Writer-director Michel Hazanvicius and actors Jean Dujardin and Bérénice Bejo of OSS 177: Cairo, Nest of Spies are back, this time in a film set in the late 1920s and early 1930s. And once again Hazanavicius uses cinematic techniques appropriate to the time, to the point of making the film silent, black and white, in a 1.33:1 aspect ratio, and with the technical credits in the opening titles.
The story begins in 1927, with the protagonist, George Valentin (Dujardin), on top of the world, an immensely popular and likable silent film action star in the mold of Douglas Fairbanks. Just after his latest successful premiere he meets an appealing young woman named Peppy Miller (Bejo) and helps her get a start in the movies. They’re clearly attracted to each other, but Valentin is married, so nothing comes of it.
In the meantime talking pictures are rapidly taking over the film business, and Valentin wants nothing to do with them. (When we first see him, it’s a scene from one of his films in which he’s being interrogated by torture and exclaiming, on a title card, “I won’t talk!”)
In reality, a lot of silent-era actors and filmmakers did indeed dismiss sound as a gimmick that if anything took away from the art of motion pictures, the way many today react to 3D or Smell-O-Vision or would be less than enthusiastic about a recorded soundtrack accompanying a painting or a sculpture. Charlie Chaplin couldn’t envision his Tramp character in a speaking role, and in 1931, after Hollywood had otherwise fully completed its rapid transition to silent, he released his most financially and critically successful silent film, City Lights.
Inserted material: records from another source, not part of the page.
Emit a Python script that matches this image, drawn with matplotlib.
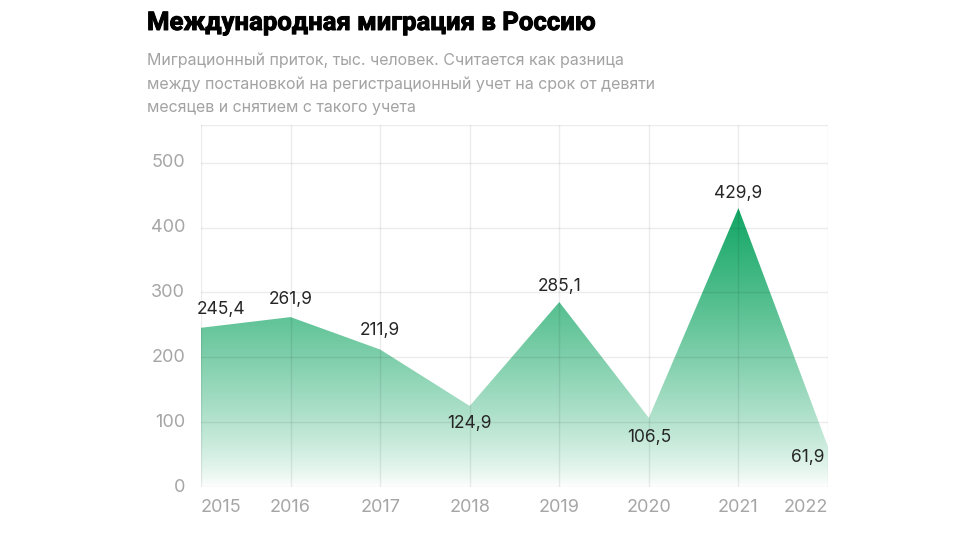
import matplotlib
matplotlib.use("Agg")
import matplotlib.pyplot as plt
import numpy as np
from matplotlib.colors import to_rgb
import matplotlib.patheffects as pe

years = [2015, 2016, 2017, 2018, 2019, 2020, 2021, 2022]
values = [245.4, 261.9, 211.9, 124.9, 285.1, 106.5, 429.9, 61.9]
yticks = [0, 100, 200, 300, 400, 500]

title = "Международная миграция в Россию"
subtitle = ("Миграционный приток, тыс. человек. Считается как разница\n"
            "между постановкой на регистрационный учет на срок от девяти\n"
            "месяцев и снятием с такого учета")

plt.rcParams['font.family'] = ['Inter', 'DejaVu Sans']

W, H = 975, 540
fig = plt.figure(figsize=(W / 100, H / 100), dpi=100)
fig.patch.set_facecolor('white')

x0p, x1p, y0p, y1p = 201, 828, 487, 125
ax = fig.add_axes([x0p / W, 1 - y0p / H, (x1p - x0p) / W, (y0p - y1p) / H])
ymax = 558
x = np.arange(len(years))
ax.set_xlim(x[0], x[-1])
ax.set_ylim(0, ymax)

# gradient fill clipped to area
top = np.array(to_rgb('#12a664'))
white = np.array([1.0, 1.0, 1.0])
ys = np.linspace(0, ymax, 600)
t = np.clip(ys / 430.0, 0, 1) ** 0.8
cols = white[None, :] * (1 - t[:, None]) + top[None, :] * t[:, None]
img = np.repeat(cols[:, None, :], 2, axis=1)
poly = ax.fill_between(x, values, 0, color='none', lw=0)
im = ax.imshow(img, extent=[x[0], x[-1], 0, ymax], origin='lower', aspect='auto', zorder=1)
path = poly.get_paths()[0]
im.set_clip_path(path, transform=ax.transData)

# grid
gcol = (0, 0, 0, 0.075)
for yv in yticks + [ymax]:
    ax.axhline(yv, color=gcol, lw=1, zorder=2)
for xv in x:
    ax.axvline(xv, color=gcol, lw=1, zorder=2)

for s in ax.spines.values():
    s.set_visible(False)
ax.set_xticks([])
ax.set_yticks([])

tick_color = '#a6a6a6'
for yv in yticks:
    ax.annotate(str(yv), (x[0], yv), xytext=(-16, 0), textcoords='offset pixels',
                ha='right', va='center', fontsize=13, color=tick_color)
for i, yr in enumerate(years):
    ha = 'center'
    if i == 0:
        ha = 'left'
    elif i == len(years) - 1:
        ha = 'right'
    ax.annotate(str(yr), (x[i], 0), xytext=(0, -20), textcoords='offset pixels',
                ha=ha, va='center', fontsize=13, color=tick_color)

# value labels: (dx, dy, ha)
offs = [(-4, 18, 'left'), (0, 18, 'center'), (0, 19, 'center'), (0, -18, 'center'),
        (0, 16, 'center'), (0, -20, 'center'), (0, 15, 'center'), (-4, -11, 'right')]
for i, v in enumerate(values):
    dx, dy, ha = offs[i]
    ax.annotate(f"{v:.1f}".replace('.', ','), (x[i], v), xytext=(dx, dy),
                textcoords='offset pixels', ha=ha, va='center', fontsize=12.5,
                color='#262626', zorder=5)

fig.text(147 / W, 1 - 11 / H, title, ha='left', va='top', fontsize=18.5,
         fontweight='bold', color='#000000', family=['Roboto', 'DejaVu Sans'],
         path_effects=[pe.withStroke(linewidth=0.7, foreground='black')])
fig.text(147 / W, 1 - 53 / H, subtitle, ha='left', va='top', fontsize=11.5,
         color='#a3a3a3', linespacing=1.65)

fig.savefig('out.png', dpi=100, facecolor='white')
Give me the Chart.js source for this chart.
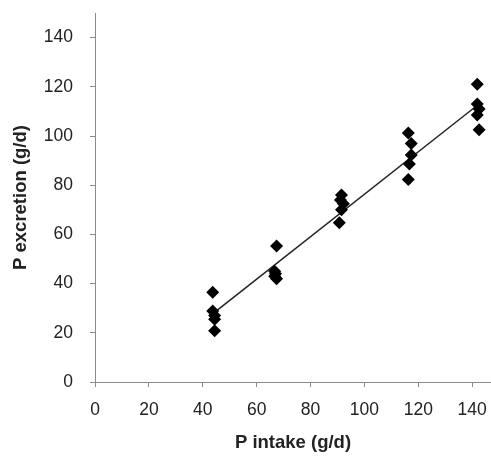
<!DOCTYPE html>
<html>
<head>
<meta charset="utf-8">
<script src="https://cdn.jsdelivr.net/npm/chart.js@4/dist/chart.umd.min.js"></script>
<style>
  html, body { margin: 0; padding: 0; background: #fff; overflow: hidden; }
  #wrap { width: 491px; height: 458px; position: relative; }
  canvas { display: block; }
</style>
</head>
<body>
<div id="wrap"><canvas id="chart"></canvas></div>
<script>
// P intake (g/d) vs P excretion (g/d)
const intake = [
  43.7, 43.7, 44.4, 44.4, 44.4,
  67.4, 66.7, 67.0, 66.7, 67.4,
  91.5, 91.1, 92.2, 91.5, 90.7,
  116.3, 117.4, 117.4, 116.7, 116.3,
  141.9, 141.9, 142.6, 141.9, 142.6
];
const excretion = [
  36.5, 28.9, 27.0, 25.5, 20.8,
  55.3, 45.0, 44.0, 43.0, 42.0,
  76.0, 74.0, 72.5, 70.0, 64.7,
  101.2, 97.0, 92.3, 88.6, 82.3,
  121.0, 113.0, 111.0, 108.5, 102.5
];
// fitted line endpoints
const fitX = [44.0, 141.0];
const fitY = [28.0, 111.7];

const xTicks = [0, 20, 40, 60, 80, 100, 120, 140];
const yTicks = [0, 20, 40, 60, 80, 100, 120, 140];

const textColor = "#222";
const axisColor = "#8a8a8a";
const font = { family: "'Liberation Sans', Arial, sans-serif", size: 17.5 };
const titleFont = { family: "'Liberation Sans', Arial, sans-serif", size: 18.5, weight: "bold" };

new Chart(document.getElementById("chart"), {
  data: {
    datasets: [
      {
        type: "scatter",
        data: intake.map((x, i) => ({ x, y: excretion[i] })),
        pointStyle: "rectRot",
        pointRadius: 6.5,
        backgroundColor: "#000",
        borderColor: "#000",
        borderWidth: 0,
      },
      {
        type: "line",
        data: fitX.map((x, i) => ({ x, y: fitY[i] })),
        borderColor: "#222",
        borderWidth: 1.5,
        pointRadius: 0,
        fill: false,
      }
    ]
  },
  options: {
    responsive: true,
    maintainAspectRatio: false,
    animation: false,
    devicePixelRatio: 1,
    layout: { autoPadding: false, padding: { top: 13, right: 0, left: 0, bottom: 0 } },
    plugins: { legend: { display: false }, tooltip: { enabled: false } },
    scales: {
      x: {
        type: "linear",
        min: 0,
        max: 147,
        afterBuildTicks: s => { s.ticks = xTicks.map(v => ({ value: v })); },
        afterFit: s => { s.height = 76; s.paddingLeft = 0; s.paddingRight = 0; },
        ticks: { color: textColor, font, padding: 13, maxRotation: 0 },
        grid: { drawOnChartArea: false, color: axisColor, tickLength: 5 },
        border: { color: axisColor, width: 1 },
        title: { display: true, text: "P intake (g/d)", color: textColor, font: titleFont, padding: { top: 11 } }
      },
      y: {
        type: "linear",
        min: 0,
        max: 150,
        afterBuildTicks: s => { s.ticks = yTicks.map(v => ({ value: v })); },
        afterFit: s => { s.width = 95; s.paddingTop = 0; s.paddingBottom = 0; },
        ticks: { color: textColor, font, padding: 17 },
        grid: { drawOnChartArea: false, color: axisColor, tickLength: 5 },
        border: { color: axisColor, width: 1 },
        title: { display: true, text: "P excretion (g/d)", color: textColor, font: titleFont, padding: { bottom: 0, top: 10 } }
      }
    }
  }
});
</script>
</body>
</html>
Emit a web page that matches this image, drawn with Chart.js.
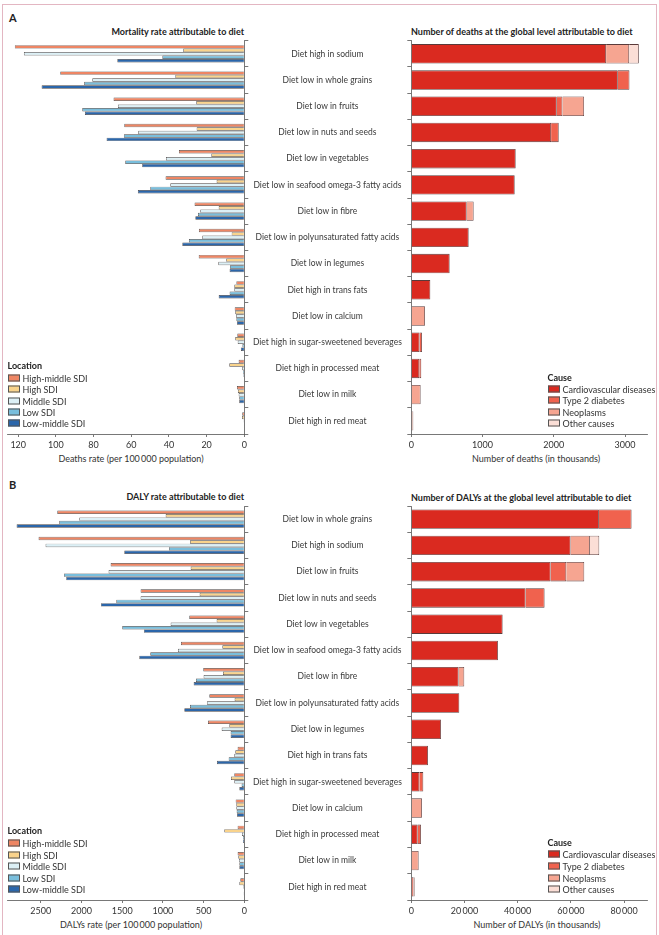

At one point Valentin overhears Peppy Miller, by now a major new movie star, attacking silent movies and their style of acting as ludicrous and outdated. He’s offended, but it also helps convince him that his career is over.
To belabor the obvious, there are echoes here of Singin’ in the Rain and A Star is Born, but the similarities superficial, and in the case of the former almost nonexistent (but see the bit of trivia below).
Today many of us have little appreciation for silent cinema, which as with many arts is an acquired taste. So I was pleasantly surprised that The Artist was well received not just by critics and fans of classic film but also by audiences, many of whom have probably never seen a sound film before. I’ve found that watching a silent film with an audience can make a big difference in one’s reaction to a movie, even more than with a sound film. If you haven’t seen The Artist yet I recommend it, but if possible see it with a group of friends.
By the way, Peppy’s mansion isn’t a studio set; it was actually Mary Pickford’s home before she married Douglas Fairbanks, and the bed you see is really Mary Pickford’s bed. In another connection with the past, Dujardin and Bejo practiced their dance numbers in the same studio used by Debbie Reynolds and Gene Kelly to rehearse for Singin’ in the Rain.